_Work required:_
Write each line of the material exactly as given, from the top through the line that contains "import plotly.graph_objects as go", and omit all pictures.

_Source material:_

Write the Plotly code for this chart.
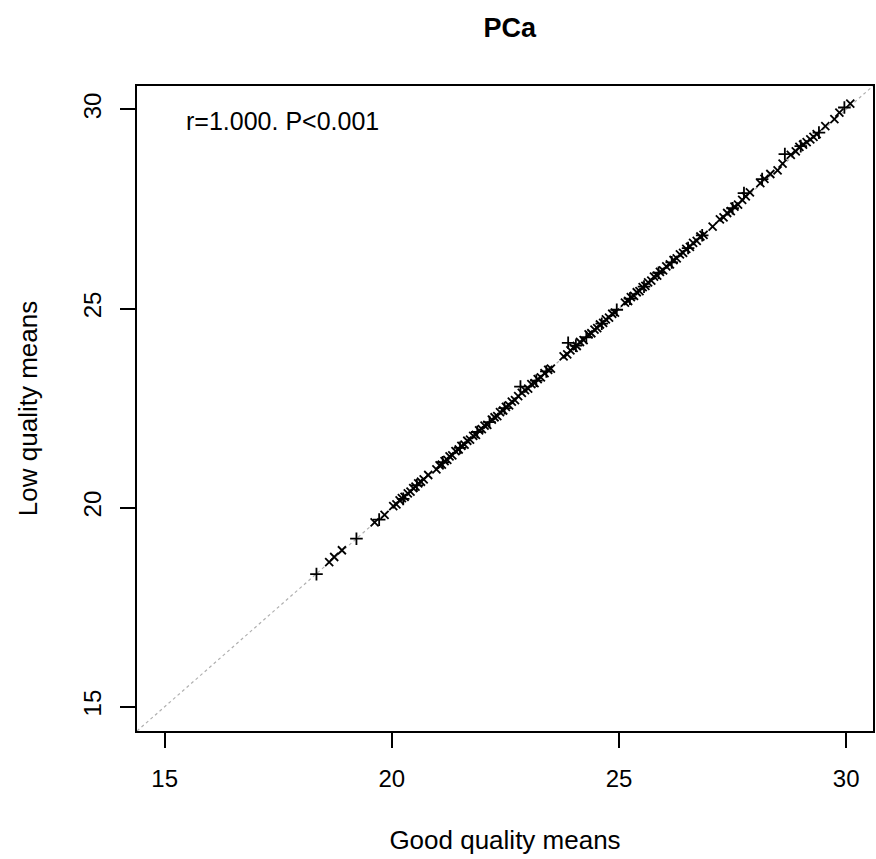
import plotly.graph_objects as go

# Series drawn with "x" markers (good quality mean, low quality mean)
good_a = [18.62, 18.73, 18.90, 19.62, 19.84, 20.03, 20.10, 20.17, 20.22, 20.28, 20.35, 20.41,
          20.47, 20.52, 20.58, 20.64, 20.70, 20.80, 20.98, 21.05, 21.10, 21.16, 21.22, 21.27,
          21.33, 21.40, 21.47, 21.53, 21.60, 21.66, 21.72, 21.79, 21.85, 21.92, 21.98, 22.04,
          22.10, 22.20, 22.26, 22.32, 22.38, 22.45, 22.51, 22.58, 22.64, 22.71, 22.78, 22.86,
          22.93, 23.00, 23.07, 23.14, 23.21, 23.28, 23.36, 23.44, 23.50, 23.78, 23.86, 23.93,
          24.00, 24.07, 24.14, 24.22, 24.33, 24.39, 24.46, 24.52, 24.58, 24.65, 24.71, 24.78,
          24.85, 24.91, 25.13, 25.20, 25.26, 25.33, 25.39, 25.45, 25.52, 25.58, 25.64, 25.71,
          25.77, 25.84, 25.90, 25.97, 26.04, 26.12, 26.20, 26.27, 26.34, 26.41, 26.48, 26.56,
          26.63, 26.71, 26.79, 26.86, 27.06, 27.22, 27.30, 27.38, 27.46, 27.54, 27.62, 27.71,
          27.79, 27.88, 28.11, 28.20, 28.33, 28.49, 28.60, 28.78, 28.89, 28.97, 29.05, 29.13,
          29.21, 29.28, 29.35, 29.54, 29.74, 29.85, 30.09]
low_a = [18.63, 18.76, 18.93, 19.63, 19.82, 20.04, 20.08, 20.18, 20.24, 20.27, 20.36, 20.40,
         20.49, 20.53, 20.61, 20.65, 20.71, 20.82, 20.96, 21.06, 21.08, 21.17, 21.20, 21.29,
         21.31, 21.42, 21.46, 21.55, 21.58, 21.68, 21.71, 21.80, 21.83, 21.94, 21.97, 22.06,
         22.08, 22.21, 22.27, 22.30, 22.40, 22.44, 22.53, 22.57, 22.66, 22.70, 22.80, 22.88,
         22.95, 22.99, 23.10, 23.13, 23.23, 23.27, 23.38, 23.46, 23.49, 23.80, 23.85, 23.95,
         24.01, 24.06, 24.16, 24.21, 24.35, 24.38, 24.47, 24.51, 24.60, 24.64, 24.73, 24.77,
         24.87, 24.90, 25.15, 25.19, 25.29, 25.32, 25.41, 25.44, 25.54, 25.57, 25.66, 25.70,
         25.80, 25.83, 25.92, 25.96, 26.06, 26.11, 26.22, 26.26, 26.36, 26.40, 26.50, 26.55,
         26.65, 26.70, 26.81, 26.85, 27.06, 27.24, 27.29, 27.40, 27.45, 27.56, 27.61, 27.73,
         27.82, 27.92, 28.15, 28.26, 28.38, 28.47, 28.64, 28.86, 28.95, 29.06, 29.12, 29.18,
         29.25, 29.31, 29.38, 29.58, 29.76, 29.92, 30.15]

# Series drawn with "+" markers
good_b = [18.34, 19.22, 19.72, 20.25, 20.55, 21.12, 21.50, 21.88, 22.15, 22.48, 22.83, 23.18,
          23.40, 23.88, 24.05, 24.28, 24.62, 24.95, 25.24, 25.55, 25.87, 26.16, 26.52, 26.83,
          27.50, 27.75, 28.15, 28.65, 29.00, 29.40, 29.96]
low_b = [18.33, 19.22, 19.70, 20.22, 20.56, 21.14, 21.50, 21.90, 22.15, 22.50, 23.04, 23.19,
         23.42, 24.14, 24.07, 24.28, 24.62, 24.97, 25.25, 25.55, 25.90, 26.16, 26.52, 26.84,
         27.52, 27.90, 28.25, 28.88, 29.08, 29.42, 30.05]

axis_lim = [14.39, 30.59]
tick_vals = [15, 20, 25, 30]
tick_text = ["15", "20", "25", "30"]
title_text = "PCa"
x_title = "Good quality means"
y_title = "Low quality means"
stat_text = "r=1.000. P<0.001"

FONT = "Liberation Sans, Arial, sans-serif"

fig = go.Figure()
# identity line
fig.add_trace(go.Scatter(x=axis_lim, y=axis_lim, mode="lines",
                         line=dict(color="#b0b0b0", width=1.2, dash="dot"),
                         hoverinfo="skip", showlegend=False))
fig.add_trace(go.Scatter(x=good_a, y=low_a, mode="markers",
                         marker=dict(symbol="x-thin", size=8, line=dict(color="black", width=1.8)),
                         showlegend=False))
fig.add_trace(go.Scatter(x=good_b, y=low_b, mode="markers",
                         marker=dict(symbol="cross-thin", size=9, line=dict(color="black", width=1.8)),
                         showlegend=False))

axis_common = dict(range=axis_lim, tickvals=tick_vals, ticktext=tick_text,
                   showgrid=False, zeroline=False, showline=True, linecolor="black",
                   linewidth=1.5, mirror=True, ticks="outside", ticklen=15, tickwidth=1.5,
                   tickcolor="black", tickfont=dict(family=FONT, size=24, color="black"))

fig.update_layout(
    width=876, height=859,
    margin=dict(l=137, r=1, t=86, b=128),
    paper_bgcolor="white", plot_bgcolor="white",
    title=dict(text="<b>" + title_text + "</b>", x=0.582, xanchor="center",
               y=1 - 28 / 859, yanchor="middle",
               font=dict(family=FONT, size=27, color="black")),
    xaxis=dict(**axis_common, title=dict(text=x_title, standoff=40,
                                         font=dict(family=FONT, size=26, color="black")),
               ticklabelstandoff=10),
    yaxis=dict(**axis_common, tickangle=-90,
               title=dict(text=y_title, standoff=34,
                          font=dict(family=FONT, size=26, color="black")),
               ticklabelstandoff=10),
    annotations=[dict(x=15.42, y=29.72, xref="x", yref="y", text=stat_text,
                      showarrow=False, xanchor="left", yanchor="middle",
                      font=dict(family=FONT, size=25, color="black"))],
)

fig.write_html("out.html")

_Answer to the exercise:_
Write the Plotly code for this chart.
import plotly.graph_objects as go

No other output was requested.